Lawton S. Parker (7 April 1868 – 1954) was an American impressionist painter.

==Biography==
Born in Fairfield, Michigan, raised in Kearney, Nebraska, Parker studied at the Art Institute of Chicago beginning in 1886. He traveled to France and studied at the École des Beaux-Arts. For a time, he was associated with the Giverny art colony and adopted an impressionist style. After returning to the United States, in 1892 he was appointed professor of the St. Louis School of Fine Arts. He became director of art at Beloit College in 1893, and president of the New York School of Art in 1898-99. Beginning 1903, he resided in Chicago and taught at the Art Institute.

Among his sitters for portraits were Martin A. Ryerson, J. Ogden Armour, N. W. Harris, Harry P. Judson, and Peter S. Grosscup.

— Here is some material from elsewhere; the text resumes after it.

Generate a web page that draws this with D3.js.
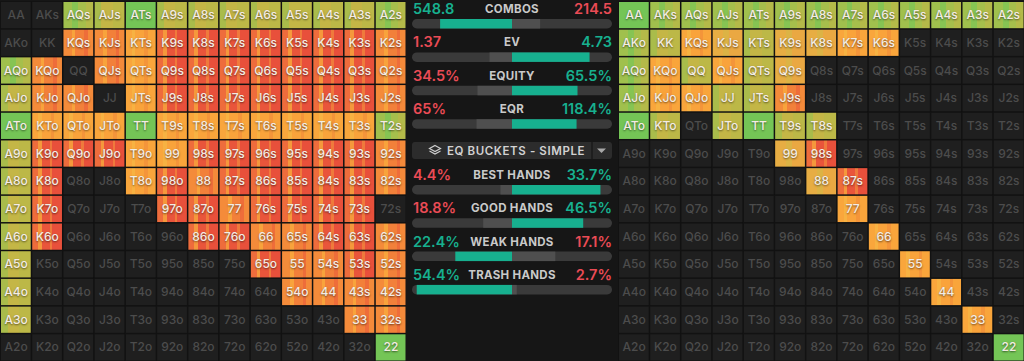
<!DOCTYPE html>
<html>
<head>
<meta charset="utf-8">
<script src="https://cdn.jsdelivr.net/npm/d3@7/dist/d3.min.js"></script>
<style>
html,body{margin:0;padding:0;background:#161616;overflow:hidden;}
svg{display:block;font-family:Inter,"Noto Sans",sans-serif;}
.cell-label{font-size:12px;font-weight:500;}
.filled{fill:#f4ece4;text-shadow:0 1px 2px rgba(0,0,0,0.55);}
.empty{fill:#4c4c4c;}
</style>
</head>
<body>
<svg id="chart" width="1024" height="361"></svg>
<script>
// ---------- DATA ----------
const ranks = ["A","K","Q","J","T","9","8","7","6","5","4","3","2"];
// colour class per cell (row = first rank, column = second rank); "." = not in range
const leftRange = [
  "..lygyyyyyyyl",
  "..OOorrrrrrrO",
  "lO.OorrrrrrrO",
  "yOO.orrrrrrrO",
  "gooogoooooool",
  "yrrroorrrrrrO",
  "yr..orOrrrrrO",
  "yr...rrOrrrr.",
  "yr....rrOOrrO",
  "y.......rOOrO",
  "y........OOOO",
  "y..........OO",
  "............g"
];
const rightRange = [
  "gllllllllllll.",
  "lyoayaaoo....",
  "loyoya.......",
  "looyyO.......",
  "gy.ygyy......",
  ".....ar......",
  "......ar.....",
  ".......o.....",
  "........o....",
  ".........o...",
  "..........o..",
  "...........o.",
  "............g"
].map(s=>s.slice(0,13));
const statLabels = ["COMBOS","EV","EQUITY","EQR"];
const statLeft   = [548.8, 1.37, 34.5, 65];
const statRight  = [214.5, 4.73, 65.5, 118.4];
const statFmt    = ["548.8|214.5","1.37|4.73","34.5%|65.5%","65%|118.4%"];
const bucketLabels = ["BEST HANDS","GOOD HANDS","WEAK HANDS","TRASH HANDS"];
const bucketLeft   = [4.4, 18.8, 22.4, 54.4];
const bucketRight  = [33.7, 46.5, 17.1, 2.7];
const bucketFmt    = ["4.4%|33.7%","18.8%|46.5%","22.4%|17.1%","54.4%|2.7%"];
const dropdownLabel = "EQ BUCKETS - SIMPLE";

// ---------- STYLE ----------
const TEAL = "#17b08f", RED = "#ea4b55";
const stripes = {
  g: [["#74c556",0,1]],
  l: [["#a0c04d",0,0.3],["#86c453",0.3,0.5],["#a6bf4c",0.5,0.75],["#b4ba49",0.75,1]],
  y: [["#a9bc4b",0,0.22],["#c4b646",0.22,0.6],["#bcb847",0.6,1]],
  a: [["#e7ad43",0,0.35],["#dcb345",0.35,0.55],["#eaa842",0.55,1]],
  o: [["#f9a63c",0,0.2],["#f7b242",0.2,0.32],["#f9a33b",0.32,0.62],["#f4953a",0.62,0.74],["#f9a53b",0.74,1]],
  O: [["#f48b3a",0,0.28],["#f8a33c",0.28,0.4],["#f2803a",0.4,0.7],["#ee6d3a",0.7,0.82],["#f48a3a",0.82,1]],
  r: [["#ee6c3c",0,0.2],["#f5983c",0.2,0.32],["#e9553b",0.32,0.6],["#ef7a3c",0.6,0.68],["#e8503b",0.68,1]]
};

const svg = d3.select("#chart");
svg.append("rect").attr("width",1024).attr("height",361).attr("fill","#161616");
const defs = svg.append("defs");
Object.entries(stripes).forEach(([k,segs])=>{
  const g = defs.append("linearGradient").attr("id","grad-"+k)
    .attr("x1","0").attr("x2","1").attr("y1","0").attr("y2","0");
  segs.forEach(([c,a,b])=>{
    g.append("stop").attr("offset",a).attr("stop-color",c);
    g.append("stop").attr("offset",b).attr("stop-color",c);
  });
});

function handLabel(i,j){
  if(i===j) return ranks[i]+ranks[j];
  if(i<j) return ranks[i]+ranks[j]+"s";
  return ranks[j]+ranks[i]+"o";
}

function drawGrid(range, x0, x1){
  const x = d3.scaleBand().domain(d3.range(13)).range([x0,x1]);
  const y = d3.scaleBand().domain(d3.range(13)).range([1,361]);
  const cells = [];
  range.forEach((row,i)=>{ for(let j=0;j<13;j++){ cells.push({i,j,c:row[j]||"."}); } });
  const g = svg.append("g");
  g.selectAll("rect.bg").data(cells).join("rect")
    .attr("x",d=>x(d.j)).attr("y",d=>y(d.i))
    .attr("width",x.bandwidth()).attr("height",y.bandwidth())
    .attr("fill","#121212");
  g.selectAll("rect.cell").data(cells).join("rect")
    .attr("x",d=>x(d.j)+1).attr("y",d=>y(d.i)+1)
    .attr("width",x.bandwidth()-1.5).attr("height",y.bandwidth()-1.5)
    .attr("fill",d=>d.c==="."?"#1f1f1f":"url(#grad-"+d.c+")");
  g.selectAll("text").data(cells).join("text")
    .attr("class",d=>"cell-label "+(d.c==="."?"empty":"filled"))
    .attr("x",d=>x(d.j)+x.bandwidth()/2+0.5)
    .attr("y",d=>y(d.i)+y.bandwidth()/2+1)
    .attr("text-anchor","middle").attr("dominant-baseline","middle")
    .text(d=>handLabel(d.i,d.j));
}
drawGrid(leftRange, 0, 406);
drawGrid(rightRange, 618, 1024);

// ---------- middle panel ----------
const cx = 512, half = 100, barL = 412, barR = 612;
const w = d3.scaleLinear().domain([0,1]).range([0,half]);
function statRow(label, lv, rv, fmt, yText){
  const [ls,rs] = fmt.split("|");
  const leftWins = lv>rv;
  const g = svg.append("g");
  g.append("text").attr("x",barL+1).attr("y",yText).attr("font-size",14.5).attr("font-weight",600)
    .attr("fill",leftWins?TEAL:RED).text(ls);
  g.append("text").attr("x",barR).attr("y",yText).attr("text-anchor","end").attr("font-size",14.5).attr("font-weight",600)
    .attr("fill",leftWins?RED:TEAL).text(rs);
  g.append("text").attr("x",cx).attr("y",yText-1).attr("text-anchor","middle").attr("font-size",11.5).attr("font-weight",700)
    .attr("fill","#c9c9c9").attr("letter-spacing",0.3).text(label);
  const by = yText+5;
  g.append("rect").attr("x",barL).attr("y",by).attr("width",barR-barL).attr("height",9.5).attr("rx",4.75).attr("fill","#3a3a3a");
  const tot = lv+rv;
  const lw = w(lv/tot), rw = w(rv/tot);
  g.append("rect").attr("x",cx-lw).attr("y",by).attr("width",lw).attr("height",9.5)
    .attr("fill",leftWins?TEAL:"#4f4f4f");
  g.append("rect").attr("x",cx).attr("y",by).attr("width",rw).attr("height",9.5)
    .attr("fill",leftWins?"#4f4f4f":TEAL);
}
statLabels.forEach((l,k)=>statRow(l,statLeft[k],statRight[k],statFmt[k],14+k*33.4));

// dropdown
const dd = svg.append("g");
dd.append("rect").attr("x",412).attr("y",142).attr("width",200).attr("height",17).attr("rx",3).attr("fill","#2c2c2c");
dd.append("line").attr("x1",592).attr("x2",592).attr("y1",142).attr("y2",159).attr("stroke","#1a1a1a").attr("stroke-width",1.5);
dd.append("path").attr("d","M597,148.5 L606,148.5 L601.5,153 Z").attr("fill","#a8a8a8");
// layers icon
dd.append("path").attr("d","M435,145.5 L440.5,148.5 L435,151.5 L429.5,148.5 Z").attr("fill","none").attr("stroke","#cfcfcf").attr("stroke-width",1.2);
dd.append("path").attr("d","M429.5,151 L435,154 L440.5,151").attr("fill","none").attr("stroke","#cfcfcf").attr("stroke-width",1.2);
dd.append("text").attr("x",447).attr("y",154.5).attr("font-size",11.5).attr("font-weight",600)
  .attr("fill","#d2d2d2").attr("letter-spacing",0.6).text(dropdownLabel);

bucketLabels.forEach((l,k)=>statRow(l,bucketLeft[k],bucketRight[k],bucketFmt[k],180+k*33.3));
</script>
</body>
</html>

He received the silver medal at the Saint Louis Exposition in 1904; gold medals at the International Exposition, Munich, in 1905, and at the Paris Salon in 1913 (the first American so honored); and was awarded the medal of honor at the Panama–Pacific International Exposition in 1915. Parker was also the president of the Rodin Studios corporation, which developed an artists' cooperative housing of the same name in New York City.

He died at age 86 in Pasadena, California.